A hora da verdade na Amazônia
A reportagem que ocupou manchete da Folha de S.Pauloneste domingo, dia 16, surpreende o leitor por vários aspectos. O primeiro deles é o volume de investimentos previsto para a região amazônica: segundo o levantamento do jornal paulista, seriam no mínimo R$ 212 bilhões a serem aplicados nos nove estados da região até 2020.
Trata-se do maior projeto de desenvolvimento regional já produzido no Brasil, cujo montante equivale a mais de quatro vezes o total de capital estrangeiro que ingressou no país em 2010 e o dobro do investimento previsto pela Petrobras para a exploração das reservas do pré-sal até 2015.
O título na primeira página, por si só, poderia inspirar grandes debates sobre o tema do momento em todo o mundo: “Amazônia vira motor do desenvolvimento”.
A reportagem resulta de levantamento feito por dois repórteres com base nos projetos do PAC – Plano de Aceleração do Crescimento – e nos principais projetos privados em desenvolvimento no chamado Arco Norte.
São essencialmente obras de infraestrutura, com grande destaque para geração de energia que servirá de base para projetos de transporte e mineração, associados a uma ambiciosa estratégia para atrair indústrias destinadas a compor um corredor de exportações que inclui Rondónia, Amazonas, Pará e Maranhão.
As polêmicas hidrelétricas de Belo Monte e Jirau, além de Santo Antônio, Teles Pires e Tapajós, formam essa infraestrutura para fornecimento de energia.

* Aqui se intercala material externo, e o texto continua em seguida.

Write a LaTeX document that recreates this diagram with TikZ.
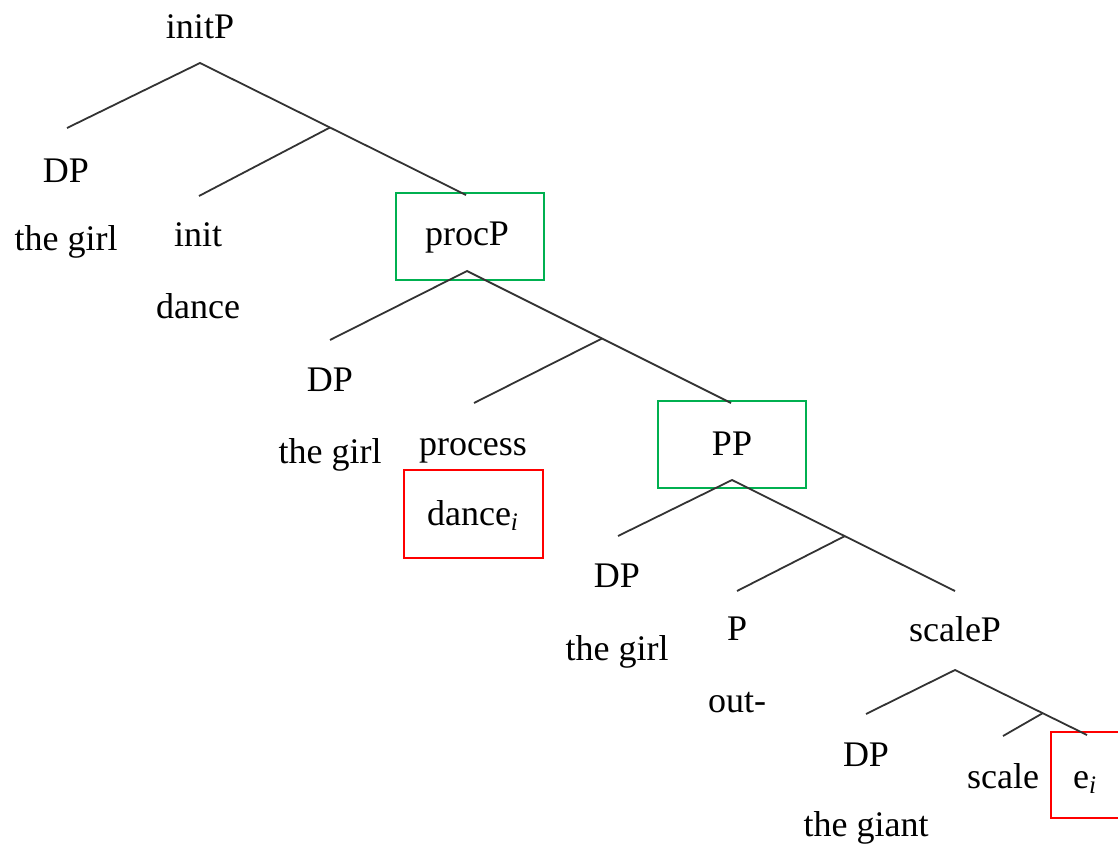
\documentclass[tikz,border=0pt]{standalone}
\usepackage{fontspec}
\setmainfont{Liberation Serif}
\definecolor{boxgreen}{RGB}{0,176,80}
\definecolor{boxred}{RGB}{255,0,0}
\tikzset{
  lbl/.style={anchor=base, inner sep=0pt, font=\fontsize{18}{20}\selectfont},
  branch/.style={draw=black!80, line width=0.9pt},
  greenbox/.style={draw=boxgreen, line width=1pt, minimum width=74pt, minimum height=43.5pt, inner sep=0pt},
  redbox/.style={draw=boxred, line width=1pt, minimum width=69.5pt, minimum height=44pt, inner sep=0pt}
}
\begin{document}
\begin{tikzpicture}[x=0.5pt,y=-0.5pt]
\useasboundingbox (0,0) rectangle (1118,846);
% highlight boxes
\node[greenbox] (boxprocP) at (470,236.5) {};
\node[greenbox] (boxPP) at (732,444.5) {};
\node[redbox] (boxdance) at (473.5,514) {};
\draw[draw=boxred, line width=1pt] (1120,732) -- (1051,732) -- (1051,818) -- (1120,818);
% labels
\node[lbl] (initP) at (200,39) {initP};
\node[lbl] (dp1) at (66,182) {DP};
\node[lbl] (girl1) at (66,250) {the girl};
\node[lbl] (init) at (198,246) {init};
\node[lbl] (dance) at (198,318) {dance};
\node[lbl] (procP) at (467,245) {procP};
\node[lbl] (dp2) at (330,391) {DP};
\node[lbl] (girl2) at (330,463) {the girl};
\node[lbl] (process) at (473,455) {process};
\node[lbl] (dancei) at (473,525) {dance\textsubscript{\itshape i}};
\node[lbl] (PP) at (732,455) {PP};
\node[lbl] (dp3) at (617,587) {DP};
\node[lbl] (girl3) at (617,660) {the girl};
\node[lbl] (P) at (737,640) {P};
\node[lbl] (out) at (737,712) {out-};
\node[lbl] (scaleP) at (955,641) {scaleP};
\node[lbl] (dp4) at (866,766) {DP};
\node[lbl] (giant) at (866,836) {the giant};
\node[lbl] (scale) at (1003,788) {scale};
\node[lbl] (ei) at (1085,788) {e\textsubscript{\itshape i}};
% tree coordinates
\coordinate (a1) at (200,63);
\coordinate (l1) at (67,128);
\coordinate (r1) at (466,195);
\coordinate (b1) at (330,127.5);
\coordinate (m1) at (199,196);
\coordinate (a2) at (467,271);
\coordinate (l2) at (330,340);
\coordinate (r2) at (731,403);
\coordinate (b2) at (602,338.5);
\coordinate (m2) at (474,403);
\coordinate (a3) at (732,480);
\coordinate (l3) at (618,536);
\coordinate (r3) at (955,591);
\coordinate (b3) at (845,536);
\coordinate (m3) at (737,591);
\coordinate (a4) at (955,670);
\coordinate (l4) at (866,714);
\coordinate (r4) at (1087,735);
\coordinate (b4) at (1043,713);
\coordinate (m4) at (1003,736);
% branches
\draw[branch] (l1) -- (a1) -- (r1);
\draw[branch] (b1) -- (m1);
\draw[branch] (l2) -- (a2) -- (r2);
\draw[branch] (b2) -- (m2);
\draw[branch] (l3) -- (a3) -- (r3);
\draw[branch] (b3) -- (m3);
\draw[branch] (l4) -- (a4) -- (r4);
\draw[branch] (b4) -- (m4);
\end{tikzpicture}
\end{document}
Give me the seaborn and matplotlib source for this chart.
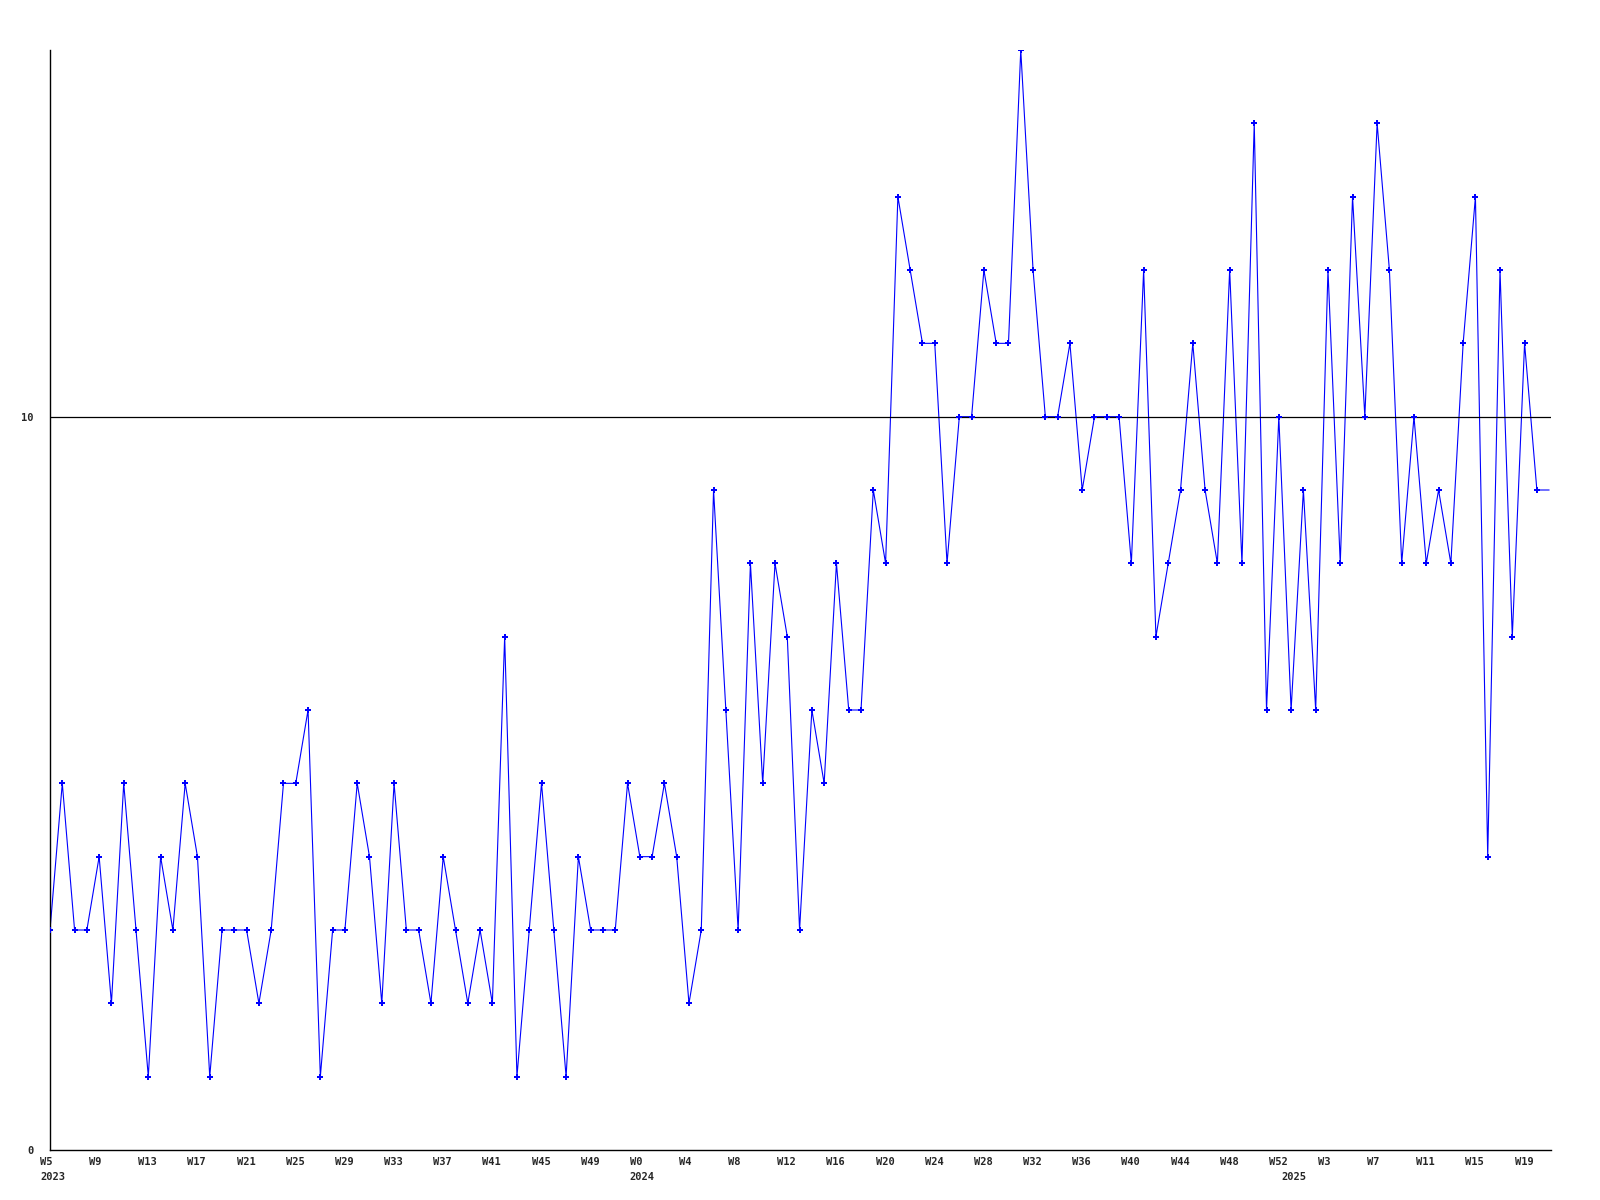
import numpy as np
import pandas as pd
import matplotlib
matplotlib.use("Agg")
import matplotlib.pyplot as plt
import seaborn as sns
from matplotlib.transforms import offset_copy

# weekly counts, 2023 W5 .. 2025 W20 (last value continues past the edge)
counts = [
    3, 5, 3, 3, 4, 2, 5, 3, 1, 4, 3, 5, 4, 1, 3, 3, 3, 2, 3, 5,
    5, 6, 1, 3, 3, 5, 4, 2, 5, 3, 3, 2, 4, 3, 2, 3, 2, 7, 1, 3,
    5, 3, 1, 4, 3, 3, 3, 5, 4, 4, 5, 4, 2, 3, 9, 6, 3, 8, 5, 8,
    7, 3, 6, 5, 8, 6, 6, 9, 8, 13, 12, 11, 11, 8, 10, 10, 12, 11, 11, 15,
    12, 10, 10, 11, 9, 10, 10, 10, 8, 12, 7, 8, 9, 11, 9, 8, 12, 8, 14, 6,
    10, 6, 9, 6, 12, 8, 13, 10, 14, 12, 8, 10, 8, 9, 8, 11, 13, 4, 12, 7,
    11, 9, 9,
]

# week numbering: 2023 starts at W5, 2024 and 2025 start at W0
year_starts = {2023: 5, 2024: 0, 2025: 0}
weeks_in_year = {2023: 48, 2024: 53, 2025: 22}

weeks, years = [], []
for yr, first in year_starts.items():
    for w in range(weeks_in_year[yr]):
        weeks.append(first + w)
        years.append(yr)
weeks = weeks[:len(counts)]
years = years[:len(counts)]

df = pd.DataFrame({"idx": np.arange(len(counts)), "count": counts,
                   "week": weeks, "year": years})

sns.set_style("white")
plt.rcParams["font.family"] = ["DejaVu Sans Mono"]

fig = plt.figure(figsize=(16, 12), dpi=100)
ax = fig.add_axes([50 / 1600, 50 / 1200, 1501 / 1600, 1100 / 1200])

sns.lineplot(data=df, x="idx", y="count", color="#0000ff", linewidth=0.8,
             ax=ax, zorder=2)
ax.axhline(10, color="black", linewidth=0.9, zorder=2.5)
sns.scatterplot(data=df.iloc[:-1], x="idx", y="count", color="#0000ff",
                marker="P", s=14, linewidth=0, ax=ax, zorder=3)

ax.set_xlim(0, 122.15)
ax.set_ylim(0, 15)

for s in ["top", "right"]:
    ax.spines[s].set_visible(False)
for s in ["left", "bottom"]:
    ax.spines[s].set_color("black")
    ax.spines[s].set_linewidth(1.0)

ax.set_yticks([0, 10])
ax.set_yticklabels(["0", "10"], fontsize=7.5, fontweight="bold")
ax.tick_params(axis="y", length=0, pad=12)
ax.set_xticks([])
ax.set_xlabel("")
ax.set_ylabel("")

# week labels every 4 weeks, left-aligned a bit before the tick
trans = ax.get_xaxis_transform()
lab_trans = offset_copy(trans, fig=fig, x=-10, y=-12, units="dots")
yr_trans = offset_copy(trans, fig=fig, x=-10, y=-27, units="dots")
for i in range(0, len(df) - 1, 4):
    ax.text(df["idx"][i], 0, f"W{df['week'][i]}", transform=lab_trans,
            ha="left", va="center", fontsize=7.5, fontweight="bold")
first_of_year = df.groupby("year")["idx"].min()
for yr, i in first_of_year.items():
    ax.text(i, 0, str(yr), transform=yr_trans, ha="left", va="center",
            fontsize=7.5, fontweight="bold")

fig.savefig("out.png", dpi=100)
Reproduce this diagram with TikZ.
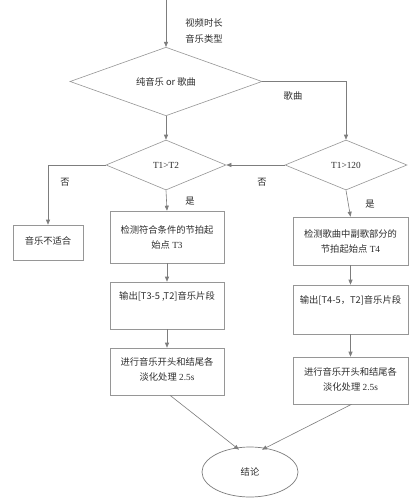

O segundo aspecto é a singeleza da metodologia utilizada pelos jornalistas para compor a reportagem: desviando-se dos debates sobre aspectos ambientais dessas obras, eles foram diretamente em busca da razão pela qual o governo se empenha tanto em aumentar a oferta de energia na Amazônia.
Somando os planos dessas usinas mencionadas, chegou-se à conclusão de que a região será responsável por 45% do aumento da oferta de energia no sistema elétrico nacional, passando de numa participação de 10% para 23% desse potencial realizado até 2020.
Junto com essa informação, observe-se no noticiário recente a ocorrência de anúncios de muitas contratações planejadas por grandes empresas que atuam no norte do país, especiamente as mineradoras.
Consta, segundo a Folha, que o governo irá produzir normas para a concessão expressa de licenças ambientais, além de alterar as regras de administração das áreas de preservação permanente.
Além disso, acrescenta o jornal, será regulamentada a exploração das jazidas minerais localizadas em reservas indígenas, prevista na Constituição de 1988 mas nunca normatizada.
O futuro está em jogo
A terceira e mais instigante observação a ser feita com relação à reportagem da Folha de S.Paulo se refere exatamente à questão ambiental.
A se considerar o contexto econômico e social que envolve esse megaprojeto de desenvolvimento, os atuais debates em torno das mudanças propostas para o Código Florestal vão parecer brincadeira de amadores.
Uma das questões que se encontram na base do desafio de integrar a Amazônia ao projeto econômico do país tem a ver com a necessidade, apresentada pela FAO, organização da ONU para agricultura e alimentação, de incrementar a produção agrícola em pelo menos 50% até o ano 2050: espera-se que o Brasil venha a fornecer 40% dessa nova demanda.
Para isso, o Brasil precisa aumentar a produtividade nas terras já em exploração, mas deve evitar a expansão indiscriminada de áreas agriculturáveis.
A falta de regulamentação tem impedido a exploração de grandes reservas de minerais necessários à produção de fertilizantes, e o Brasil é obrigado a importar 92% do potássio e 50% do fosfato que utiliza na agricultura.
Além disso, encontram-se em território amazônico algumas das maiores reservas das chamadas terras raras do planeta, óxidos minerais utilizados, por exemplo, nos superímãs que equipam os novos motores elétricos.
Por falta de normas, as empresas regulares ficam afastadas e essa riqueza é explorada clandestinamente, com as consequências conhecidas.
Será um grande desafio para a imprensa, no futuro imediato, destrinchar esse projeto de desenvolvimento e explicar aos leitores em que ele se diferencia do plano de ocupação da Amazônia imaginado pelos governos militares durante a ditadura.
É certo que o Brasil não pode rejeitar o dever de produzir alimentos para um planeta cada vez mais voraz, além de ajudar a tirar da miséria pelo menos 500 milhões de seres humanos. Também não pode desperdiçar a oportunidade histórica de se consolidar entre as grandes nações do mundo.
No entanto, também é preciso preservar o patrimônio ambiental e os recursos que deverão estar disponíveis para as futuras gerações.
A imprensa terá qualificações para destrinchar esse dilema?